* _GIVEN DATA_:
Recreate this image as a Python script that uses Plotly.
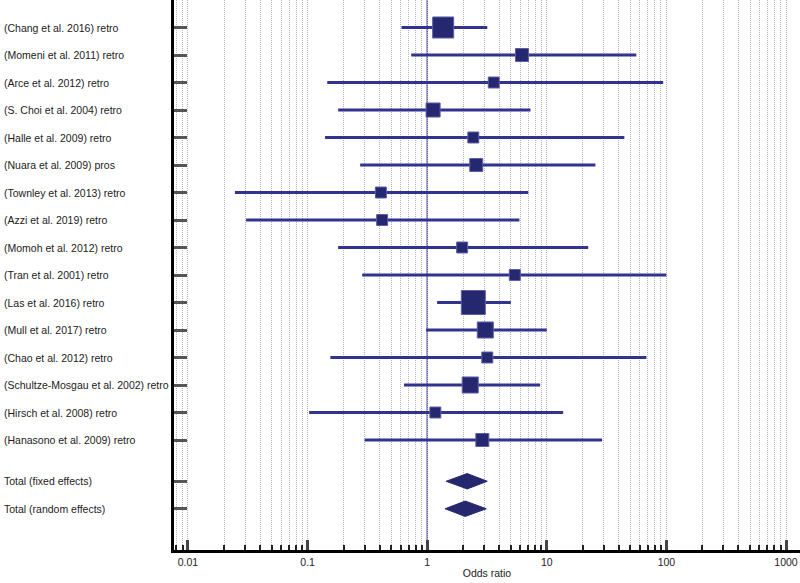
import plotly.graph_objects as go
import numpy as np

studies = [
    "(Chang et al. 2016) retro",
    "(Momeni et al. 2011) retro",
    "(Arce et al. 2012) retro",
    "(S. Choi et al. 2004) retro",
    "(Halle et al. 2009) retro",
    "(Nuara et al. 2009) pros",
    "(Townley et al. 2013) retro",
    "(Azzi et al. 2019) retro",
    "(Momoh et al. 2012) retro",
    "(Tran et al. 2001) retro",
    "(Las et al. 2016) retro",
    "(Mull et al. 2017) retro",
    "(Chao et al. 2012) retro",
    "(Schultze-Mosgau et al. 2002) retro",
    "(Hirsch et al. 2008) retro",
    "(Hanasono et al. 2009) retro",
]
odds_ratio = [1.36, 6.2, 3.6, 1.12, 2.43, 2.57, 0.41, 0.42, 1.96, 5.4, 2.43, 3.06, 3.18, 2.29, 1.17, 2.89]
ci_lower = [0.61, 0.735, 0.146, 0.18, 0.14, 0.275, 0.0247, 0.0306, 0.18, 0.286, 1.21, 0.98, 0.155, 0.64, 0.103, 0.30]
ci_upper = [3.18, 56, 94, 7.3, 44.5, 25.5, 7.0, 5.9, 22.2, 100, 5.0, 10.0, 68, 8.8, 13.7, 29]
weights = [18.4, 7.0, 5.0, 8.2, 5.0, 7.0, 5.0, 5.0, 5.0, 5.0, 24.0, 10.7, 5.0, 10.7, 5.0, 7.0]

totals = ["Total (fixed effects)", "Total (random effects)"]
total_or = [2.16, 2.08]
total_lower = [1.44, 1.41]
total_upper = [3.18, 3.12]

tick_vals = [0.01, 0.1, 1, 10, 100, 1000]
tick_text = ["0.01", "0.1", "1", "10", "100", "1000"]

study_rows = list(range(len(studies)))
total_rows = [len(studies) + 0.5, len(studies) + 1.5]

NAVY = "#26286f"
LINE = "#30338f"
GRID = "#b4b4b4"
FONT = "Liberation Sans, Arial, Helvetica, sans-serif"

fig = go.Figure()

# CI lines
xs, ys = [], []
for lo, hi, r in zip(ci_lower, ci_upper, study_rows):
    xs += [lo, hi, None]
    ys += [r, r, None]
fig.add_trace(go.Scatter(x=xs, y=ys, mode="lines", line=dict(color=LINE, width=3),
                         hoverinfo="skip", showlegend=False))

# squares
sizes = [4.9 * np.sqrt(w) for w in weights]
fig.add_trace(go.Scatter(x=odds_ratio, y=study_rows, mode="markers",
                         marker=dict(symbol="square", size=sizes, color=NAVY, opacity=1,
                                     line=dict(color="#5b5da8", width=1)),
                         showlegend=False, text=studies))

# diamonds
h = 0.28
for est, lo, hi, r in zip(total_or, total_lower, total_upper, total_rows):
    fig.add_trace(go.Scatter(x=[lo, est, hi, est, lo], y=[r, r - h, r, r + h, r],
                             mode="lines", fill="toself", fillcolor=NAVY,
                             line=dict(color=NAVY, width=1), showlegend=False))

# reference line at OR = 1
fig.add_shape(type="line", x0=1, x1=1, xref="x", y0=0, y1=1, yref="paper",
              line=dict(color="#5f61b3", width=1.5), layer="below")

# left labels
for lab, r in zip(studies + totals, study_rows + total_rows):
    fig.add_annotation(text=lab, x=-0.2748, xref="paper", y=r, yref="y",
                       xanchor="left", yanchor="middle", showarrow=False,
                       font=dict(family=FONT, size=10.5, color="#222"))

fig.update_layout(
    width=800, height=583,
    margin=dict(l=174, r=0, t=0, b=33, autoexpand=False),
    plot_bgcolor="white", paper_bgcolor="white",
    font=dict(family=FONT, size=10.5, color="#222"),
    xaxis=dict(
        type="log", range=[-2.117, 3.117],
        tickvals=tick_vals, ticktext=tick_text,
        ticks="inside", ticklen=10, tickwidth=3, tickcolor="#444",
        showline=True, linecolor="black", linewidth=3,
        showgrid=True, gridcolor=GRID, griddash="1px,1px", gridwidth=1,
        zeroline=False, automargin=False,
        minor=dict(dtick="D1", ticks="inside", ticklen=5, tickwidth=1.5, tickcolor="#222",
                   showgrid=True, gridcolor=GRID, griddash="1px,1px", gridwidth=1),
        title=dict(text="Odds ratio", standoff=4, font=dict(family=FONT, size=10.5, color="#222")),
        tickfont=dict(family=FONT, size=10.5, color="#222"),
    ),
    yaxis=dict(
        range=[19, -1], tickvals=study_rows + total_rows, ticktext=[""] * 18,
        ticks="inside", ticklen=13, tickwidth=3, tickcolor="#555",
        showline=True, linecolor="black", linewidth=3,
        showgrid=False, zeroline=False, automargin=False,
    ),
)

fig.write_html("out.html", config={"displayModeBar": False},
               post_script="document.body.style.margin='0';document.body.style.overflow='hidden';")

* _WHAT YOU NEED TO DO_: Omit the pictures, then quote the rest of the material above exactly.

* _RESULT FOR THIS TASK_:
Recreate this image as a Python script that uses Plotly.
import plotly.graph_objects as go
import numpy as np

studies = [
    "(Chang et al. 2016) retro",
    "(Momeni et al. 2011) retro",
    "(Arce et al. 2012) retro",
    "(S. Choi et al. 2004) retro",
    "(Halle et al. 2009) retro",
    "(Nuara et al. 2009) pros",
    "(Townley et al. 2013) retro",
    "(Azzi et al. 2019) retro",
    "(Momoh et al. 2012) retro",
    "(Tran et al. 2001) retro",
    "(Las et al. 2016) retro",
    "(Mull et al. 2017) retro",
    "(Chao et al. 2012) retro",
    "(Schultze-Mosgau et al. 2002) retro",
    "(Hirsch et al. 2008) retro",
    "(Hanasono et al. 2009) retro",
]
odds_ratio = [1.36, 6.2, 3.6, 1.12, 2.43, 2.57, 0.41, 0.42, 1.96, 5.4, 2.43, 3.06, 3.18, 2.29, 1.17, 2.89]
ci_lower = [0.61, 0.735, 0.146, 0.18, 0.14, 0.275, 0.0247, 0.0306, 0.18, 0.286, 1.21, 0.98, 0.155, 0.64, 0.103, 0.30]
ci_upper = [3.18, 56, 94, 7.3, 44.5, 25.5, 7.0, 5.9, 22.2, 100, 5.0, 10.0, 68, 8.8, 13.7, 29]
weights = [18.4, 7.0, 5.0, 8.2, 5.0, 7.0, 5.0, 5.0, 5.0, 5.0, 24.0, 10.7, 5.0, 10.7, 5.0, 7.0]

totals = ["Total (fixed effects)", "Total (random effects)"]
total_or = [2.16, 2.08]
total_lower = [1.44, 1.41]
total_upper = [3.18, 3.12]

tick_vals = [0.01, 0.1, 1, 10, 100, 1000]
tick_text = ["0.01", "0.1", "1", "10", "100", "1000"]

study_rows = list(range(len(studies)))
total_rows = [len(studies) + 0.5, len(studies) + 1.5]

NAVY = "#26286f"
LINE = "#30338f"
GRID = "#b4b4b4"
FONT = "Liberation Sans, Arial, Helvetica, sans-serif"

fig = go.Figure()

# CI lines
xs, ys = [], []
for lo, hi, r in zip(ci_lower, ci_upper, study_rows):
    xs += [lo, hi, None]
    ys += [r, r, None]
fig.add_trace(go.Scatter(x=xs, y=ys, mode="lines", line=dict(color=LINE, width=3),
                         hoverinfo="skip", showlegend=False))

# squares
sizes = [4.9 * np.sqrt(w) for w in weights]
fig.add_trace(go.Scatter(x=odds_ratio, y=study_rows, mode="markers",
                         marker=dict(symbol="square", size=sizes, color=NAVY, opacity=1,
                                     line=dict(color="#5b5da8", width=1)),
                         showlegend=False, text=studies))

# diamonds
h = 0.28
for est, lo, hi, r in zip(total_or, total_lower, total_upper, total_rows):
    fig.add_trace(go.Scatter(x=[lo, est, hi, est, lo], y=[r, r - h, r, r + h, r],
                             mode="lines", fill="toself", fillcolor=NAVY,
                             line=dict(color=NAVY, width=1), showlegend=False))

# reference line at OR = 1
fig.add_shape(type="line", x0=1, x1=1, xref="x", y0=0, y1=1, yref="paper",
              line=dict(color="#5f61b3", width=1.5), layer="below")

# left labels
for lab, r in zip(studies + totals, study_rows + total_rows):
    fig.add_annotation(text=lab, x=-0.2748, xref="paper", y=r, yref="y",
                       xanchor="left", yanchor="middle", showarrow=False,
                       font=dict(family=FONT, size=10.5, color="#222"))

fig.update_layout(
    width=800, height=583,
    margin=dict(l=174, r=0, t=0, b=33, autoexpand=False),
    plot_bgcolor="white", paper_bgcolor="white",
    font=dict(family=FONT, size=10.5, color="#222"),
    xaxis=dict(
        type="log", range=[-2.117, 3.117],
        tickvals=tick_vals, ticktext=tick_text,
        ticks="inside", ticklen=10, tickwidth=3, tickcolor="#444",
        showline=True, linecolor="black", linewidth=3,
        showgrid=True, gridcolor=GRID, griddash="1px,1px", gridwidth=1,
        zeroline=False, automargin=False,
        minor=dict(dtick="D1", ticks="inside", ticklen=5, tickwidth=1.5, tickcolor="#222",
                   showgrid=True, gridcolor=GRID, griddash="1px,1px", gridwidth=1),
        title=dict(text="Odds ratio", standoff=4, font=dict(family=FONT, size=10.5, color="#222")),
        tickfont=dict(family=FONT, size=10.5, color="#222"),
    ),
    yaxis=dict(
        range=[19, -1], tickvals=study_rows + total_rows, ticktext=[""] * 18,
        ticks="inside", ticklen=13, tickwidth=3, tickcolor="#555",
        showline=True, linecolor="black", linewidth=3,
        showgrid=False, zeroline=False, automargin=False,
    ),
)

fig.write_html("out.html", config={"displayModeBar": False},
               post_script="document.body.style.margin='0';document.body.style.overflow='hidden';")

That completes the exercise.